Review: The Pelikan M120 Iconic Blue

The Pelikan M120 is an interesting little pen, for lots of reasons, it’s also a pen I’m rather fond of and both of those reasons seem like as good a reason as any to review it.

As is the case with a lot of my pens, I bought this one second hand, although it had only been used a couple of times and still had it’s box (although this wasn’t the gift box) and paperwork, so I didn’t save loads, I think it cost me about £85 from memory. Retail these sell for around the £130 mark, depending on whether you get the gift packaging or not. This is quite expensive for a steel nib acrylic pen, there’s not much getting away from that, however I think it has enough good points to ultimately be worth it. Am I going to be suggesting this pen is a bargain any time soon? No, probably not, but I do think it does a good job of justifying it’s price tag with lots of nice little features.
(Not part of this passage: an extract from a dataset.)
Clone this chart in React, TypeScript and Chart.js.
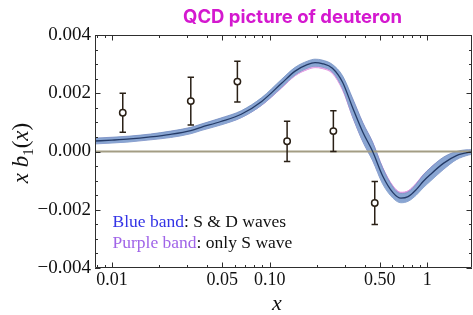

To steal some film terminology ,this is definitely a ‘based on’ not ‘inspired by’ recreation of the Pelikan 120, it’s not 100% identical to the original, but it is very close, apart from the colour difference you’d be hard pressed to tell which is which. Personally I like that Pelikan decided to stay true to their original design, although saying that there are pens that are more ‘inspired by’ which I also like (like the Parker Centennial). Unsurprisingly the whole look of this pen is very vintage (or maybe more retro), either way it does a good job of not straying into old fashioned whilst still having some nice nods to Pelikan’s heritage. Personally I’m a big fan of the looks of this pen, especially the colour, which is a really nice shade of blue that I haven’t seen very often in pens, it’s unusual, but not too in your face. I think a part of the reason I love the looks of this pen so much is it’s resemblance to another piece of 50s/60s design. That piece of design would be the Bluebird-Proteus CN7, the car that Donald Campbell set the land speed record in back in 1964 at 403.10mph. I remember seeing this car at the National Motor Museum in Beaulieu when I was little and being totally in awe of it, which is perhaps why I’m such a fan of a pen that bears such a definite resemblance to it.

Do you see the resemblance?
Photo Credit: Paul Hermans, via Wikimedia Commons

In the hand I really like this pen, it’s roughly the same size as an M200, which is a size that really works for me, in fact it’s pretty close to perfect. It’s also light, I find this a very precise pen you can put it exactly where you want it and it’s not going to try and fight you or run away from you. I think the fine nib also helps with this ‘precise’ feel. Personally I don’t associate weight and quality and as such this doesn’t feel like anything other than a well put together pen. Some people might find the M120 a bit small and light, personally I don’t find that, but it’s worth mentioning. The filling system is Pelikan’s tried and tested piston filling system, it works superbly, is effortlessly smooth and allows for a good fill of ink. Plus with the screw-in nib unit it’s easy to unscrew the nib and lubricate the piston when needed. As is common with Pelikans there is an ink window, which allows for a good view of how long you’ve got before your next trip to the ink bottle.

Despite the ‘EF’ this is no Extra-Fine

The nib is a stainless steel extra fine, I don’t really like extra fines, and I only bought this with one because it was second hand and the seller assured me it wrote more like a fine or medium. They weren’t wrong. As it often the case with Pelikan this nib runs about a size wider than advertised, happily this is what I wanted, but it is worth remembering, especially if you prefer your nibs on the finer side. That caveat aside I really like this nib, it’s smooth, wet and has a really nice little bit of bounce to it, not anything resembling flex, but definitely a ‘cushioning’ feel to it. I often find Pelikan’s nibs can be a bit rigid and uninteresting, so this is a nice pleasant surprise.

So what do I think of the M120 Iconic Blue? Well for me it is a perfectly sized little pen, with an excellent filling system that lets me write for ages. That coupled with a design that I really like and which invokes some happy childhood memories means that as far as I’m concerned Pelikan are on to a winner, albeit quite an expensive one.